_Problem statement_: Work through the data below and give the number of lines holding "matplotlib", nothing more.

-- start of Given information --

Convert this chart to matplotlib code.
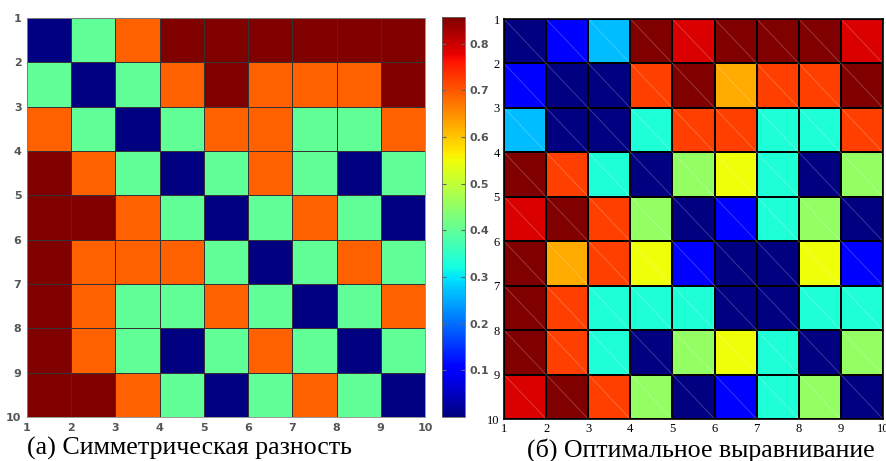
import matplotlib
matplotlib.use("Agg")
import matplotlib.pyplot as plt
import numpy as np

# --- данные ---
ticks = list(range(1, 11))

# (а) симметрическая разность: 0 синий, 0.4 зелёный, 0.69 оранжевый, 0.857 бордовый
B, G, O, R = 0.0, 0.40, 0.69, 0.857
sym_diff = [
    [B, G, O, R, R, R, R, R, R],
    [G, B, G, O, R, O, O, O, R],
    [O, G, B, G, O, O, G, G, O],
    [R, O, G, B, G, O, G, B, G],
    [R, R, O, G, B, G, O, G, B],
    [R, O, O, O, G, B, G, O, G],
    [R, O, G, G, O, G, B, G, O],
    [R, O, G, B, G, O, G, B, G],
    [R, R, O, G, B, G, O, G, B],
]

# (б) оптимальное выравнивание
N, Bl, S, A, L, Y, Or, F, Re, D = 0.0, 0.12, 0.31, 0.39, 0.53, 0.64, 0.73, 0.84, 0.92, 1.0
opt_align = [
    [N, Bl, S, D, Re, D, D, D, Re],
    [Bl, N, N, F, D, Or, F, F, D],
    [S, N, N, A, F, F, A, A, F],
    [D, F, A, N, L, Y, A, N, L],
    [Re, D, F, L, N, Bl, A, L, N],
    [D, Or, F, Y, Bl, N, N, Y, Bl],
    [D, F, A, A, A, N, N, A, A],
    [D, F, A, N, L, Y, A, N, L],
    [Re, D, F, L, N, Bl, A, L, N],
]
cbar_ticks = [0.1, 0.2, 0.3, 0.4, 0.5, 0.6, 0.7, 0.8]

W, H = 887, 461
fig = plt.figure(figsize=(W / 100, H / 100), dpi=100)

def box(x0, y0, x1, y1):
    return [x0 / W, (H - y1) / H, (x1 - x0) / W, (y1 - y0) / H]

edges = np.arange(1, 11)

# левая панель
ax1 = fig.add_axes(box(27, 18, 425, 417))
m1 = ax1.pcolormesh(edges, edges, np.array(sym_diff), cmap="jet", vmin=0, vmax=6 / 7,
                    edgecolors="#333333", linewidth=0.4)
ax1.set_xlim(1, 10)
ax1.set_ylim(10, 1)
ax1.set_xticks(ticks)
ax1.set_yticks(ticks)
ax1.tick_params(direction="in", length=0, labelsize=8, labelcolor="#555555", pad=4)
for lab in ax1.get_xticklabels() + ax1.get_yticklabels():
    lab.set_fontweight("bold")
for s in ax1.spines.values():
    s.set_color("#888888")
    s.set_linewidth(0.6)

cax = fig.add_axes(box(442, 17, 465, 417))
cb = fig.colorbar(m1, cax=cax, ticks=cbar_ticks)
cb.ax.tick_params(labelsize=8, labelcolor="#555555", length=3, direction="in",
                  left=True, color="#666666")
cb.ax.set_yticklabels([f"{t:.1f}" for t in cbar_ticks], fontweight="bold")
cb.outline.set_edgecolor("#666666")
cb.outline.set_linewidth(0.6)

# правая панель
ax2 = fig.add_axes(box(504, 19, 883, 419))
ax2.pcolormesh(edges, edges, np.array(opt_align), cmap="jet", vmin=0, vmax=1,
               edgecolors="black", linewidth=1.2)
for i in range(9):
    for j in range(9):
        ax2.plot([j + 1, j + 2], [i + 1, i + 2], color="white", alpha=0.25, lw=0.6)
ax2.set_xlim(1, 10)
ax2.set_ylim(10, 1)
ax2.set_xticks(ticks)
ax2.set_yticks(ticks)
ax2.tick_params(length=0, labelsize=9, pad=3)
for lab in ax2.get_xticklabels() + ax2.get_yticklabels():
    lab.set_family("Liberation Serif")
for s in ax2.spines.values():
    s.set_linewidth(1.2)

fig.text(27 / W, 1 - 448 / H, "(а) Симметрическая разность", family="Liberation Serif",
         fontsize=18.7, va="center", ha="left")
fig.text(701 / W, 1 - 450 / H, "(б) Оптимальное выравнивание", family="Liberation Serif",
         fontsize=18.6, va="center", ha="center")

fig.savefig("out.png", dpi=100)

-- end of Given information --

_Answer in full_: 4